The Township of Adrian does not differ materially from other Townships of the County in regard to early industries. The pioneer mills, churches, and schools had their existence, and with the exception of the latter have mostly passed away, with the increasing prominence of the city of Adrian as a marketing and trading point, coupled with the superior advantages of the city in a religious and educational way. The principal grain crops are wheat, corn and oats, for the production of which the soil is admirably adapted. Of these, corn is the staple product, and this is largely fed to cattle and hogs, these being the source of a large income. Horses and sheep are also raised with profit on the rich grazing fields afforded on the productive farms, and which are not used at the time for the cultivation of crops.

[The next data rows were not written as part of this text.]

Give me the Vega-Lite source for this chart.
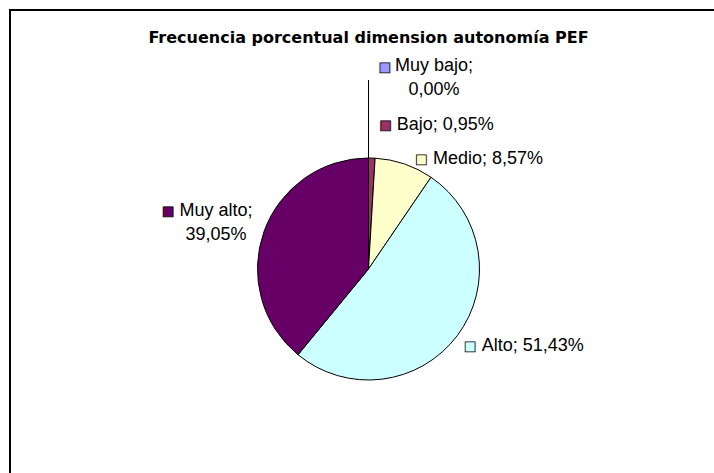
{
  "$schema": "https://vega.github.io/schema/vega-lite/v6.json",
  "width": 717,
  "height": 518,
  "autosize": {"type": "none"},
  "padding": {"left": 10, "top": 10, "right": -13, "bottom": -55},
  "background": "white",
  "view": {"stroke": "#000", "strokeWidth": 2},
  "title": {
    "text": "Frecuencia porcentual dimension autonomía PEF",
    "font": "DejaVu Sans",
    "fontSize": 16,
    "fontWeight": "bold",
    "color": "#000",
    "anchor": "middle",
    "baseline": "alphabetic",
    "offset": -49
  },
  "data": {
    "values": [
      {"orden": 1, "categoria": "Muy bajo", "porcentaje": 0.0, "etiqueta": "Muy bajo;\n0,00%"},
      {"orden": 2, "categoria": "Bajo", "porcentaje": 0.95, "etiqueta": "Bajo; 0,95%"},
      {"orden": 3, "categoria": "Medio", "porcentaje": 8.57, "etiqueta": "Medio; 8,57%"},
      {"orden": 4, "categoria": "Alto", "porcentaje": 51.43, "etiqueta": "Alto; 51,43%"},
      {"orden": 5, "categoria": "Muy alto", "porcentaje": 39.05, "etiqueta": "Muy alto;\n39,05%"}
    ]
  },
  "encoding": {
    "theta": {"field": "porcentaje", "type": "quantitative", "stack": true},
    "order": {"field": "orden", "type": "quantitative"}
  },
  "layer": [
    {
      "mark": {"type": "arc", "outerRadius": 111, "stroke": "#000", "strokeWidth": 1},
      "encoding": {
        "color": {
          "field": "categoria", "type": "nominal", "legend": null,
          "scale": {"domain": ["Muy bajo", "Bajo", "Medio", "Alto", "Muy alto"], "range": ["#9999FF", "#993366", "#FFFFCC", "#CCFFFF", "#660066"]}
        }
      }
    },
    {
      "mark": {"type": "arc", "innerRadius": 111, "outerRadius": 189, "fill": "transparent", "stroke": "#000", "strokeWidth": 1},
      "encoding": {
        "strokeOpacity": {"condition": {"test": "datum.categoria === 'Muy bajo'", "value": 1}, "value": 0}
      }
    },
    {
      "mark": {"type": "text", "radius": 198, "dx": 65.5, "dy": 0, "align": "center", "baseline": "alphabetic", "lineBreak": "\n", "lineHeight": 24, "font": "Liberation Sans", "fontSize": 18, "fill": "#000"},
      "encoding": {"text": {"condition": {"test": "datum.categoria === 'Muy bajo'", "field": "etiqueta", "type": "nominal"}, "value": ""}}
    },
    {
      "mark": {"type": "text", "radius": 139, "dx": 24.1, "dy": 0, "align": "left", "baseline": "alphabetic", "font": "Liberation Sans", "fontSize": 18, "fill": "#000"},
      "encoding": {"text": {"condition": {"test": "datum.categoria === 'Bajo'", "field": "etiqueta", "type": "nominal"}, "value": ""}}
    },
    {
      "mark": {"type": "text", "radius": 111, "dx": 28.6, "dy": 0, "align": "left", "baseline": "alphabetic", "font": "Liberation Sans", "fontSize": 18, "fill": "#000"},
      "encoding": {"text": {"condition": {"test": "datum.categoria === 'Medio'", "field": "etiqueta", "type": "nominal"}, "value": ""}}
    },
    {
      "mark": {"type": "text", "radius": 120, "dx": 17.2, "dy": 10.5, "align": "left", "baseline": "alphabetic", "font": "Liberation Sans", "fontSize": 18, "fill": "#000"},
      "encoding": {"text": {"condition": {"test": "datum.categoria === 'Alto'", "field": "etiqueta", "type": "nominal"}, "value": ""}}
    },
    {
      "mark": {"type": "text", "radius": 120, "dx": -39.5, "dy": -12.8, "align": "center", "baseline": "alphabetic", "lineBreak": "\n", "lineHeight": 24, "font": "Liberation Sans", "fontSize": 18, "fill": "#000"},
      "encoding": {"text": {"condition": {"test": "datum.categoria === 'Muy alto'", "field": "etiqueta", "type": "nominal"}, "value": ""}}
    },
    {
      "mark": {"type": "text", "text": "■", "radius": 202.5, "dx": 16.5, "dy": 0, "align": "center", "baseline": "middle", "font": "DejaVu Sans", "fontSize": 13, "stroke": "#000", "strokeWidth": 0.8},
      "encoding": {
        "color": {"field": "categoria", "type": "nominal", "legend": null},
        "opacity": {"condition": {"test": "datum.categoria === 'Muy bajo'", "value": 1}, "value": 0}
      }
    },
    {
      "mark": {"type": "text", "text": "■", "radius": 139, "dx": 13.1, "dy": -5.1, "align": "center", "baseline": "middle", "font": "DejaVu Sans", "fontSize": 13, "stroke": "#000", "strokeWidth": 0.8},
      "encoding": {
        "color": {"field": "categoria", "type": "nominal", "legend": null},
        "opacity": {"condition": {"test": "datum.categoria === 'Bajo'", "value": 1}, "value": 0}
      }
    },
    {
      "mark": {"type": "text", "text": "■", "radius": 111, "dx": 17.1, "dy": -5, "align": "center", "baseline": "middle", "font": "DejaVu Sans", "fontSize": 13, "stroke": "#000", "strokeWidth": 0.8},
      "encoding": {
        "color": {"field": "categoria", "type": "nominal", "legend": null},
        "opacity": {"condition": {"test": "datum.categoria === 'Medio'", "value": 1}, "value": 0}
      }
    },
    {
      "mark": {"type": "text", "text": "■", "radius": 120, "dx": 5.5, "dy": 5, "align": "center", "baseline": "middle", "font": "DejaVu Sans", "fontSize": 13, "stroke": "#000", "strokeWidth": 0.8},
      "encoding": {
        "color": {"field": "categoria", "type": "nominal", "legend": null},
        "opacity": {"condition": {"test": "datum.categoria === 'Alto'", "value": 1}, "value": 0}
      }
    },
    {
      "mark": {"type": "text", "text": "■", "radius": 120, "dx": -87.5, "dy": -18, "align": "center", "baseline": "middle", "font": "DejaVu Sans", "fontSize": 13, "stroke": "#000", "strokeWidth": 0.8},
      "encoding": {
        "color": {"field": "categoria", "type": "nominal", "legend": null},
        "opacity": {"condition": {"test": "datum.categoria === 'Muy alto'", "value": 1}, "value": 0}
      }
    }
  ]
}
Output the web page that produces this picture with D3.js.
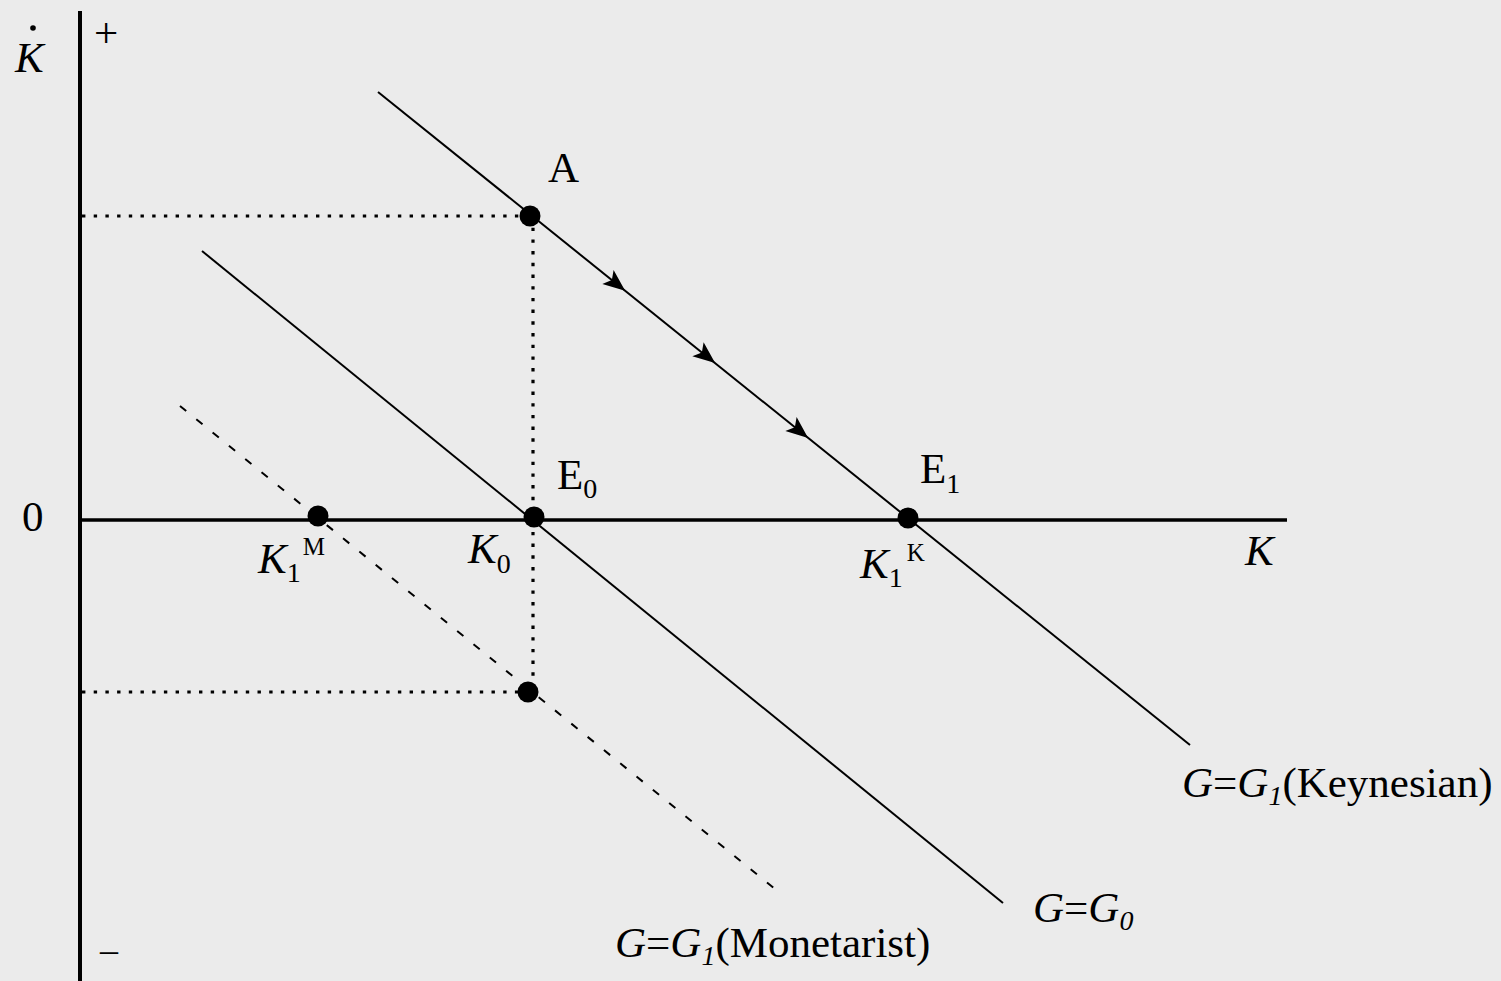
<!DOCTYPE html>
<html>
<head>
<meta charset="utf-8">
<script src="https://cdn.jsdelivr.net/npm/d3@7/dist/d3.min.js"></script>
<style>
  html, body { margin: 0; padding: 0; background: #ebebeb; }
  svg { display: block; }
  text { font-family: "Liberation Serif", "Times New Roman", serif; fill: #000; }
</style>
</head>
<body>
<svg id="chart" width="1501" height="981"></svg>
<script>
// ---- data (K on x axis, K-dot on y axis, arbitrary units) ----
const lineIds      = ["keynesian", "g0", "monetarist"];
const lineStartK   = [2.98, 1.22, 1.00];
const lineStartKd  = [4.28, 2.69, 1.14];
const lineEndK     = [11.10, 9.23, 7.00];
const lineEndKd    = [-2.25, -3.83, -3.73];
const lineDashed   = [false, false, true];

const pointIds     = ["A", "E0", "E1", "K1M", "B"];
const pointK       = [4.50, 4.54, 8.28, 2.38, 4.48];
const pointKd      = [3.04, 0.03, 0.02, 0.04, -1.72];

const arrowK       = [5.42, 6.32, 7.25];   // flow arrows along the Keynesian line
const guideK       = 4.53;                  // vertical dotted guide at K0
const guideLevels  = [3.04, -1.72];         // horizontal dotted guides

const svg = d3.select("#chart");
const W = 1501, H = 981;
svg.append("rect").attr("width", W).attr("height", H).attr("fill", "#ebebeb");

const x = d3.scaleLinear().domain([0, 12.07]).range([80, 1287]);
const y = d3.scaleLinear().domain([-4.61, 5.09]).range([981, 11]);

// axes
svg.append("line").attr("x1", x(0)).attr("x2", x(0)).attr("y1", y(5.09)).attr("y2", y(-4.61))
  .attr("stroke", "#000").attr("stroke-width", 4);
svg.append("line").attr("x1", x(0)).attr("x2", x(12.07)).attr("y1", y(0)).attr("y2", y(0))
  .attr("stroke", "#000").attr("stroke-width", 3.5);

// dotted guides
guideLevels.forEach(v => {
  svg.append("line").attr("x1", x(0) + 2).attr("x2", x(guideK)).attr("y1", y(v)).attr("y2", y(v))
    .attr("stroke", "#000").attr("stroke-width", 3.2).attr("stroke-dasharray", "3.4,8.3");
});
svg.append("line").attr("x1", x(guideK)).attr("x2", x(guideK)).attr("y1", y(guideLevels[0])).attr("y2", y(guideLevels[1]))
  .attr("stroke", "#000").attr("stroke-width", 3.2).attr("stroke-dasharray", "3.4,8.3");

// lines
lineIds.forEach((id, i) => {
  svg.append("line")
    .attr("x1", x(lineStartK[i])).attr("y1", y(lineStartKd[i]))
    .attr("x2", x(lineEndK[i])).attr("y2", y(lineEndKd[i]))
    .attr("stroke", "#000").attr("stroke-width", 2)
    .attr("stroke-dasharray", lineDashed[i] ? "8,13" : null);
});

// arrows on Keynesian line
const kx1 = x(lineStartK[0]), ky1 = y(lineStartKd[0]), kx2 = x(lineEndK[0]), ky2 = y(lineEndKd[0]);
const ang = Math.atan2(ky2 - ky1, kx2 - kx1) * 180 / Math.PI;
const slopeK = (lineEndKd[0] - lineStartKd[0]) / (lineEndK[0] - lineStartK[0]);
arrowK.forEach(k => {
  const kd = lineStartKd[0] + slopeK * (k - lineStartK[0]);
  svg.append("path")
    .attr("d", "M4,0 L-18,-9 L-13,0 L-18,9 Z")
    .attr("transform", `translate(${x(k)},${y(kd)}) rotate(${ang})`)
    .attr("fill", "#000");
});

// points
pointIds.forEach((id, i) => {
  svg.append("circle").attr("cx", x(pointK[i])).attr("cy", y(pointKd[i])).attr("r", 10.5).attr("fill", "#000");
});

// ---- labels ----
function label(xp, yp, parts, size) {
  const t = svg.append("text").attr("x", xp).attr("y", yp).attr("font-size", size || 43);
  parts.forEach(p => {
    const s = t.append("tspan").text(p.t);
    if (p.i) s.attr("font-style", "italic");
    if (p.s) s.attr("font-size", p.s);
    if (p.dy) s.attr("dy", p.dy);
    if (p.dx) s.attr("dx", p.dx);
  });
  return t;
}
// y-axis label K-dot
label(15, 72, [{t: "K", i: true}]);
svg.append("circle").attr("cx", 33).attr("cy", 28).attr("r", 2.8).attr("fill", "#000");
label(94, 47, [{t: "+"}]);
label(100, 962, [{t: "–"}], 36);
label(22, 531, [{t: "0"}]);

label(548, 182, [{t: "A"}]);
label(557, 489, [{t: "E"}, {t: "0", s: 28, dy: 9}]);
label(920, 483, [{t: "E"}, {t: "1", s: 28, dy: 10}]);

label(258, 573, [{t: "K", i: true}, {t: "1", s: 28, dy: 9}, {t: "M", s: 25, dy: -27, dx: 2}]);
label(468, 563, [{t: "K", i: true}, {t: "0", s: 28, dy: 10}]);
label(860, 578, [{t: "K", i: true}, {t: "1", s: 28, dy: 9}, {t: "K", s: 25, dy: -26, dx: 4}]);
label(1245, 565, [{t: "K", i: true}]);

label(1182, 797, [{t: "G", i: true}, {t: "="}, {t: "G", i: true}, {t: "1", i: true, s: 28, dy: 8}, {t: "(Keynesian)", dy: -8}]);
label(1033, 922, [{t: "G", i: true}, {t: "="}, {t: "G", i: true}, {t: "0", i: true, s: 28, dy: 8}]);
label(615, 957, [{t: "G", i: true}, {t: "="}, {t: "G", i: true}, {t: "1", i: true, s: 28, dy: 8}, {t: "(Monetarist)", dy: -8}]);
</script>
</body>
</html>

There are eleven ungraded district schools in the Township of Adrian, exclusive of the city schools, but one of them-district No. 2-includes a portion of the Township of Rome, the school house standing on section 18 in the Township of Adrian. With a carefully, arranged course of study, these schools give the persisting students the advantages of a good common school education, and fit their graduates for the ordinary business of life.